We have analysed the views of Irish people on innovation and change and have identified four distinct groups. Which one are you? Take the short quiz and find out!
‘My family and friends regularly ask me for advice on new technology products’
‘My family and friends think of me as someone who’s always among the first to try something new, not just technology’
‘Governments and corporations take too many risks and this is usally damaging to ordinary people’
‘I am creative and often come up with new ways of doing or thinking about things’
‘I often find new innovations pointless and wonder why people get so excited about them’
‘I worry that most of the benefits of change are behind us in Ireland and that change in the future will bring mostly costs’
‘The main problems we face as a nation cannot be solved by technology’
Realists are the largest group, and make up 31% of the Irish population. They are older on average than the rest of the population, 4 in 10 are aged 55 and over. The majority of Realists are women, and are more likely to be in lower social classes than the total population. Realists are less enthusiastic about change in their lives than any other group, though the majority still welcome some change.
They are more likely than other groups to feel that the problems facing Ireland do not lend themselves to technological solutions. Nevertheless, Realists support the efforts of entrepreneurs and business to innovate, and they too expect government to play a bigger part in Ireland’s success in the future.Overall, Realists don’t doubt the importance of technology and innovation in their lives, they simply choose to remain sceptical about its value until the evidence convinces them to change.
Creatives make up 22% of the Irish population. They are younger on average than the rest of the population, a third of them are aged over 45, so age is not the only factor. The majority of Creatives are women and can be found in all social classes.

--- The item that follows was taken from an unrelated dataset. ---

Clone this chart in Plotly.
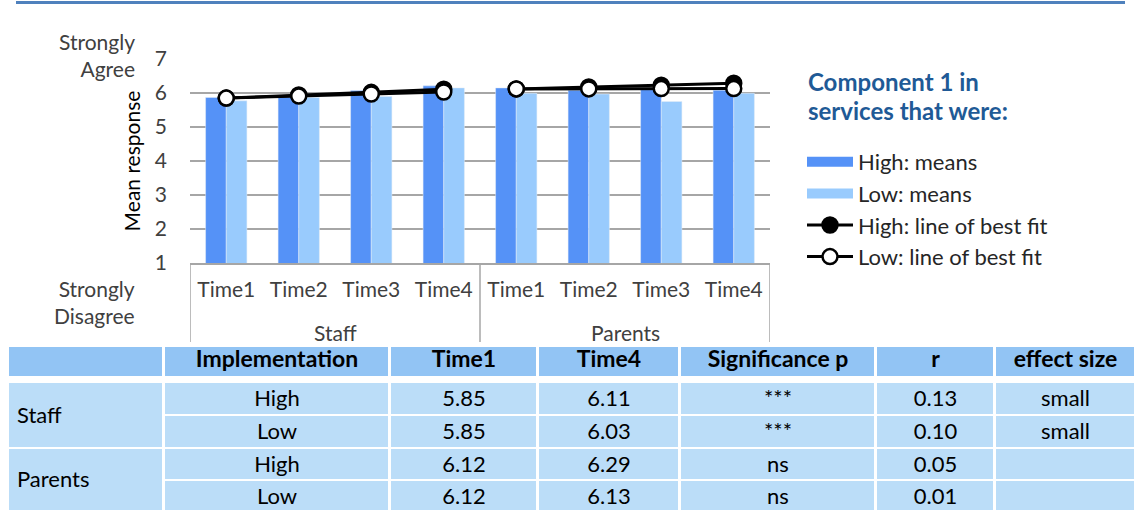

While Creatives are very comfortable with science and technology, they also have strong family relations and social networks. They also are more likely than other groups to buy ethical products and services.
More than any other group, Creatives are the ‘go to’ experts for their families and friends when it comes to getting advice about new technology and products. They can be hard to please, however. Creatives are more likely than any other group to have tried new products, services and technologies and been disappointed.

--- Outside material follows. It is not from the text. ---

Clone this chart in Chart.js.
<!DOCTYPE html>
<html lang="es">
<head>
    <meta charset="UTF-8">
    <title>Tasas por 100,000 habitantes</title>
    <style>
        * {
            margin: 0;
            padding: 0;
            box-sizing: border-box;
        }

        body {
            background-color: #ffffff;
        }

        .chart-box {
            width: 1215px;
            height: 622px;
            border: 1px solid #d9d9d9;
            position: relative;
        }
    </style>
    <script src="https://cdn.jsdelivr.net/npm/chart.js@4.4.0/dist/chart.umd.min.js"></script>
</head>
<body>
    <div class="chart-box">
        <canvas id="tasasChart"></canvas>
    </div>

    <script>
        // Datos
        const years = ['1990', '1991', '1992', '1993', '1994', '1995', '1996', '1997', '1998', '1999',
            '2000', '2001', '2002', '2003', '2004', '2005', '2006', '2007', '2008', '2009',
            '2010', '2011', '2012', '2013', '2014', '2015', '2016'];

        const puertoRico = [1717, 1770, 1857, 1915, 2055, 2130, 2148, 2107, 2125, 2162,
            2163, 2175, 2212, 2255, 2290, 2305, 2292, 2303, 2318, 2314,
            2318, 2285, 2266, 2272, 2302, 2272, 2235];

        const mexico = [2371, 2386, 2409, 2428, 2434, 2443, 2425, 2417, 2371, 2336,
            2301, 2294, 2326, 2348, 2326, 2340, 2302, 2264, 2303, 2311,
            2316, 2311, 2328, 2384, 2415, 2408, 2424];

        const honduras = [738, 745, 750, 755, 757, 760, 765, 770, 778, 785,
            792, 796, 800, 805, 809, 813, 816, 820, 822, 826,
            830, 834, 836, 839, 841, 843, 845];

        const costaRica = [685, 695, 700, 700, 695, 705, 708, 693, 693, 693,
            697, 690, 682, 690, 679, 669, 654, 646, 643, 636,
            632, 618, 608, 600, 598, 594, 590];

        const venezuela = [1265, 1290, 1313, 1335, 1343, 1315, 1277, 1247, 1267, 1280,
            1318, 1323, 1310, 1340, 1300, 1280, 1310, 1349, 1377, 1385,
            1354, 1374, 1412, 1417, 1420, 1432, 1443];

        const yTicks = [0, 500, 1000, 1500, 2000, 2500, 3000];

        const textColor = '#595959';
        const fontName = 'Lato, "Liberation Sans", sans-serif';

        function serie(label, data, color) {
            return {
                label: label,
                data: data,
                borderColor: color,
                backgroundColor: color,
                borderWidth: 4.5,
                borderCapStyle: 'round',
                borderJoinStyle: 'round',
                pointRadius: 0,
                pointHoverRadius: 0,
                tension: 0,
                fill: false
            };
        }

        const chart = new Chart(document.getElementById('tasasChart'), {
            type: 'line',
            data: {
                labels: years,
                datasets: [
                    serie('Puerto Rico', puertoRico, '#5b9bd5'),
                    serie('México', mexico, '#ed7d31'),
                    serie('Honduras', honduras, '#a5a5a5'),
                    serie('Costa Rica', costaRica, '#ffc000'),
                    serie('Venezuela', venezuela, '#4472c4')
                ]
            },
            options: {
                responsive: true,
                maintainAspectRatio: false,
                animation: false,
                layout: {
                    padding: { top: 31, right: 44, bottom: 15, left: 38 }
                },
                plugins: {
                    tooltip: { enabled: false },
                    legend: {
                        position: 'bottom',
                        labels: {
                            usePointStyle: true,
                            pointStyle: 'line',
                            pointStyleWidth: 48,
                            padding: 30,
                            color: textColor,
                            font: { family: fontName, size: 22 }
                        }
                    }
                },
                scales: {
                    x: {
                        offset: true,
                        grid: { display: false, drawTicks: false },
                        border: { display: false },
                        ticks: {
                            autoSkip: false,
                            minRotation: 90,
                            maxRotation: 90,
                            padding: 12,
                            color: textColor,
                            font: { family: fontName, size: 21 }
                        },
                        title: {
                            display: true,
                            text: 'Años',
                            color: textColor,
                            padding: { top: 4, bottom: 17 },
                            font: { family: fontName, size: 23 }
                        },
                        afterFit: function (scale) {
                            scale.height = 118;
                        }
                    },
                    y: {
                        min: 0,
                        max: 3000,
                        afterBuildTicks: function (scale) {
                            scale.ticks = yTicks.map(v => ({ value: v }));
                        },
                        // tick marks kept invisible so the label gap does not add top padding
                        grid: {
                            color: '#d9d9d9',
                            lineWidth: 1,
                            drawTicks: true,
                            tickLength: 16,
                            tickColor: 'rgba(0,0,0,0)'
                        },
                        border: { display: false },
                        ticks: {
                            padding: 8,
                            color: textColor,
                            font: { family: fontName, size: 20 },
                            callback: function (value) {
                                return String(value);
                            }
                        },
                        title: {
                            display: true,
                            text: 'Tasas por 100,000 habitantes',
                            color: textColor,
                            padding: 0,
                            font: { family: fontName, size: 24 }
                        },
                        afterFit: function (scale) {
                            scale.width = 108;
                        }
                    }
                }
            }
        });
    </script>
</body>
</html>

Advocates are the second largest group in the Future of Ireland study, and make up 25% of the Irish population. Their age profile matches that of the total population, though a majority of Advocates are men. More than any other group, Advocates describe themselves as a leader rather than a follower in different aspects of their work and social lives. They are the most optimistic group when it comes to life in Ireland for future generations, and the most excited about the future for Ireland.

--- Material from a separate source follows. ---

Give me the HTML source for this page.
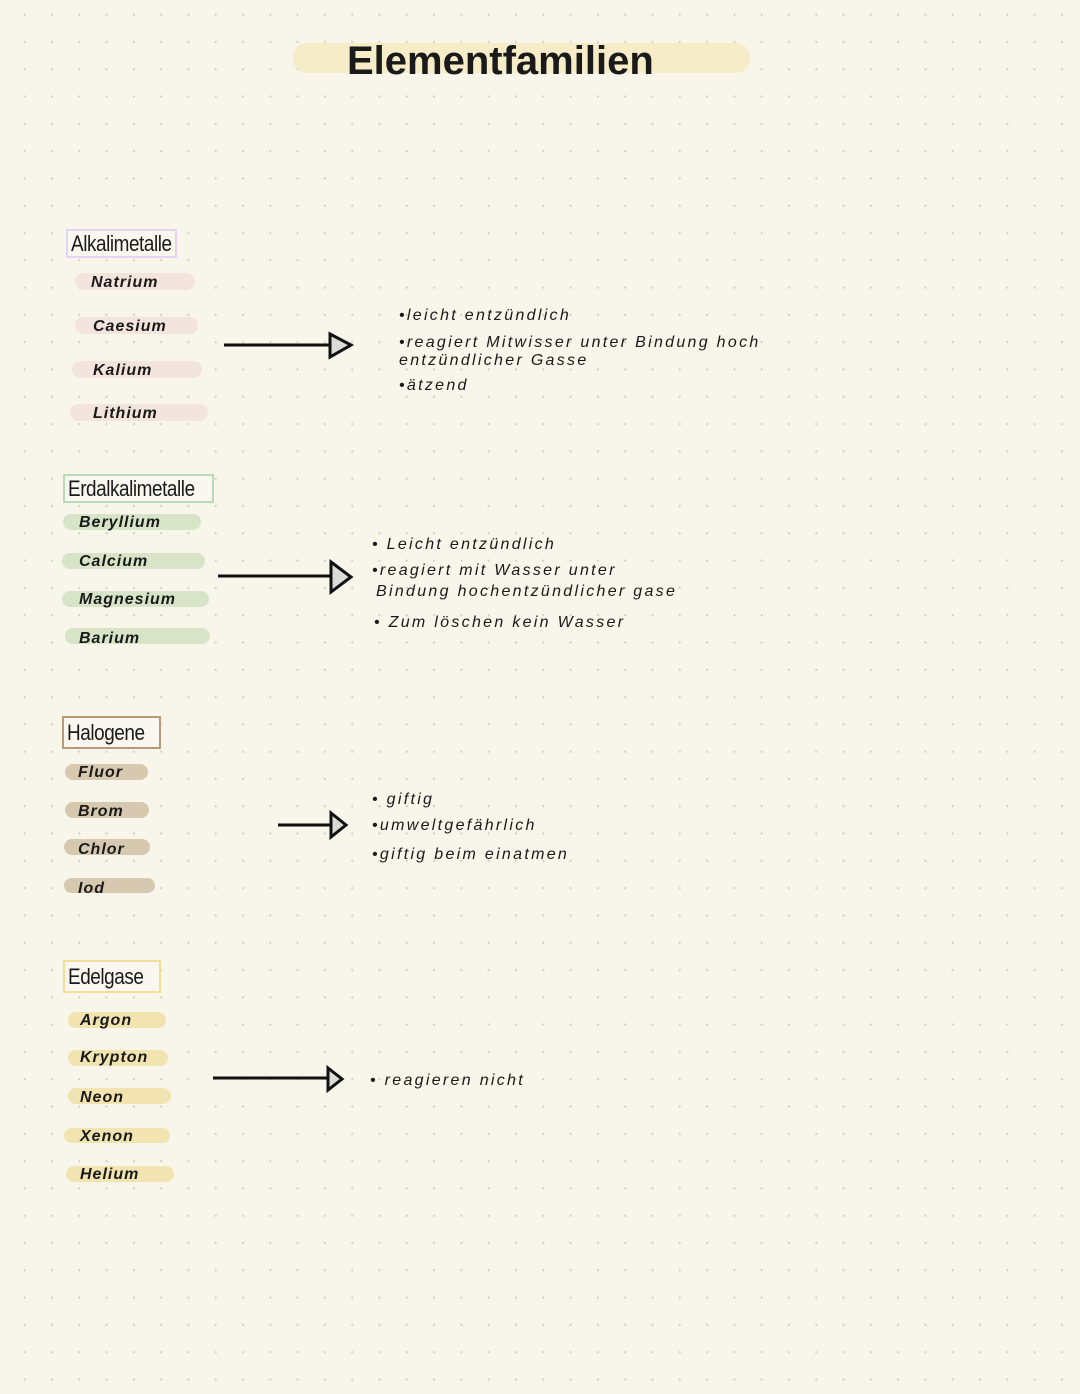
<!DOCTYPE html>
<html><head><meta charset="utf-8"><style>
html,body{margin:0;padding:0}
body{width:1080px;height:1394px;position:relative;overflow:hidden;background-color:#f8f5ea;
background-image:radial-gradient(circle,#d6d2c6 1px,transparent 1.3px);background-size:27.3px 27.3px;background-position:11px 1px;
font-family:"Liberation Sans",sans-serif;color:#1a1a1a}
.a{position:absolute;white-space:nowrap}
.box{position:absolute;box-sizing:border-box;border:2px solid;font-size:22px;padding-left:3px;line-height:26px;background:#f9f7ef;overflow:hidden;white-space:nowrap}
.box span{display:inline-block;transform:scaleX(0.86);transform-origin:left center;letter-spacing:-0.5px}
.pill{position:absolute;border-radius:9px}
.pt{position:absolute;font-size:16px;font-weight:bold;font-style:italic;letter-spacing:1px;white-space:nowrap;line-height:18px}
.t{position:absolute;font-size:16px;font-style:italic;letter-spacing:2.3px;white-space:nowrap;line-height:18px}
</style></head><body>
<div class="a" style="left:293px;top:43px;width:457px;height:30px;background:#f6ecc8;border-radius:14px"></div>
<div class="a" style="left:347px;top:36px;font-size:40px;font-weight:bold;line-height:50px">Elementfamilien</div>

<div class="box" style="left:66px;top:229px;width:111px;height:29px;border-color:#e4d4f2"><span>Alkalimetalle</span></div>
<div class="pill" style="left:75px;top:273px;width:120px;height:17px;background:#f4e4de"></div><div class="pt" style="left:91px;top:274px">Natrium</div>
<div class="pill" style="left:75px;top:317px;width:123px;height:17px;background:#f4e4de"></div><div class="pt" style="left:93px;top:318px">Caesium</div>
<div class="pill" style="left:72px;top:361px;width:130px;height:17px;background:#f4e4de"></div><div class="pt" style="left:93px;top:362px">Kalium</div>
<div class="pill" style="left:70px;top:404px;width:138px;height:17px;background:#f4e4de"></div><div class="pt" style="left:93px;top:405px">Lithium</div>

<div class="box" style="left:63px;top:474px;width:151px;height:29px;border-color:#b9dab9"><span>Erdalkalimetalle</span></div>
<div class="pill" style="left:63px;top:514px;width:138px;height:16px;background:#d8e4c8"></div><div class="pt" style="left:79px;top:514px">Beryllium</div>
<div class="pill" style="left:62px;top:553px;width:143px;height:16px;background:#d8e4c8"></div><div class="pt" style="left:79px;top:553px">Calcium</div>
<div class="pill" style="left:62px;top:591px;width:147px;height:16px;background:#d8e4c8"></div><div class="pt" style="left:79px;top:591px">Magnesium</div>
<div class="pill" style="left:65px;top:628px;width:145px;height:16px;background:#d8e4c8"></div><div class="pt" style="left:79px;top:630px">Barium</div>

<div class="box" style="left:62px;top:716px;width:99px;height:33px;border-color:#b89a78;line-height:30px"><span>Halogene</span></div>
<div class="pill" style="left:65px;top:764px;width:83px;height:16px;background:#d6c9b0"></div><div class="pt" style="left:78px;top:764px">Fluor</div>
<div class="pill" style="left:65px;top:802px;width:84px;height:16px;background:#d6c9b0"></div><div class="pt" style="left:78px;top:803px">Brom</div>
<div class="pill" style="left:64px;top:839px;width:86px;height:16px;background:#d6c9b0"></div><div class="pt" style="left:78px;top:841px">Chlor</div>
<div class="pill" style="left:64px;top:878px;width:91px;height:15px;background:#d6c9b0"></div><div class="pt" style="left:78px;top:880px">Iod</div>

<div class="box" style="left:63px;top:960px;width:98px;height:33px;border-color:#f2de96;line-height:30px"><span>Edelgase</span></div>
<div class="pill" style="left:68px;top:1012px;width:98px;height:16px;background:#f2e4b0"></div><div class="pt" style="left:80px;top:1012px">Argon</div>
<div class="pill" style="left:68px;top:1050px;width:100px;height:16px;background:#f2e4b0"></div><div class="pt" style="left:80px;top:1049px">Krypton</div>
<div class="pill" style="left:68px;top:1088px;width:103px;height:16px;background:#f2e4b0"></div><div class="pt" style="left:80px;top:1089px">Neon</div>
<div class="pill" style="left:64px;top:1128px;width:106px;height:15px;background:#f2e4b0"></div><div class="pt" style="left:80px;top:1128px">Xenon</div>
<div class="pill" style="left:66px;top:1166px;width:108px;height:16px;background:#f2e4b0"></div><div class="pt" style="left:80px;top:1166px">Helium</div>

<svg class="a" style="left:0;top:0" width="1080" height="1394">
<g stroke="#111" stroke-width="3" fill="#dcdcd6" stroke-linejoin="miter">
<line x1="224" y1="345" x2="330" y2="345"/><polygon points="330,334 351,345 330,357"/>
<line x1="218" y1="576" x2="330" y2="576"/><polygon points="331,562 351,577 331,592"/>
<line x1="278" y1="825" x2="330" y2="825"/><polygon points="331,813 346,825 331,837"/>
<line x1="213" y1="1078" x2="328" y2="1078"/><polygon points="328,1068 342,1079 328,1090"/>
</g></svg>

<div class="t" style="left:399px;top:307px">•leicht entzündlich</div>
<div class="t" style="left:399px;top:334px">•reagiert Mitwisser unter Bindung hoch</div>
<div class="t" style="left:399px;top:352px">entzündlicher Gasse</div>
<div class="t" style="left:399px;top:377px">•ätzend</div>

<div class="t" style="left:372px;top:536px">• Leicht entzündlich</div>
<div class="t" style="left:372px;top:562px">•reagiert mit Wasser unter</div>
<div class="t" style="left:376px;top:583px">Bindung hochentzündlicher gase</div>
<div class="t" style="left:374px;top:614px">• Zum löschen kein Wasser</div>

<div class="t" style="left:372px;top:791px">• giftig</div>
<div class="t" style="left:372px;top:817px">•umweltgefährlich</div>
<div class="t" style="left:372px;top:846px">•giftig beim einatmen</div>

<div class="t" style="left:370px;top:1072px">• reagieren nicht</div>
</body></html>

Advocates are the second most likely group of ‘go to’ experts for their families and friends when it comes to getting advice about new technology and products.
Doubters make up 22% of the Irish population. They have a similar age profile to the general population, but are predominantly male. Doubters consider themselves to be much less creative than other groups, and are less likely to plan for the future even if it means making sacrifices now.
They also are the most sceptical about the contribution of technology and innovation to the economy and country, and about the role of businesses and entrepreneurs in driving growth. Doubters are the least likely group to have a learned a new skill in recent times, or to have helped a group or organisation solve a problem.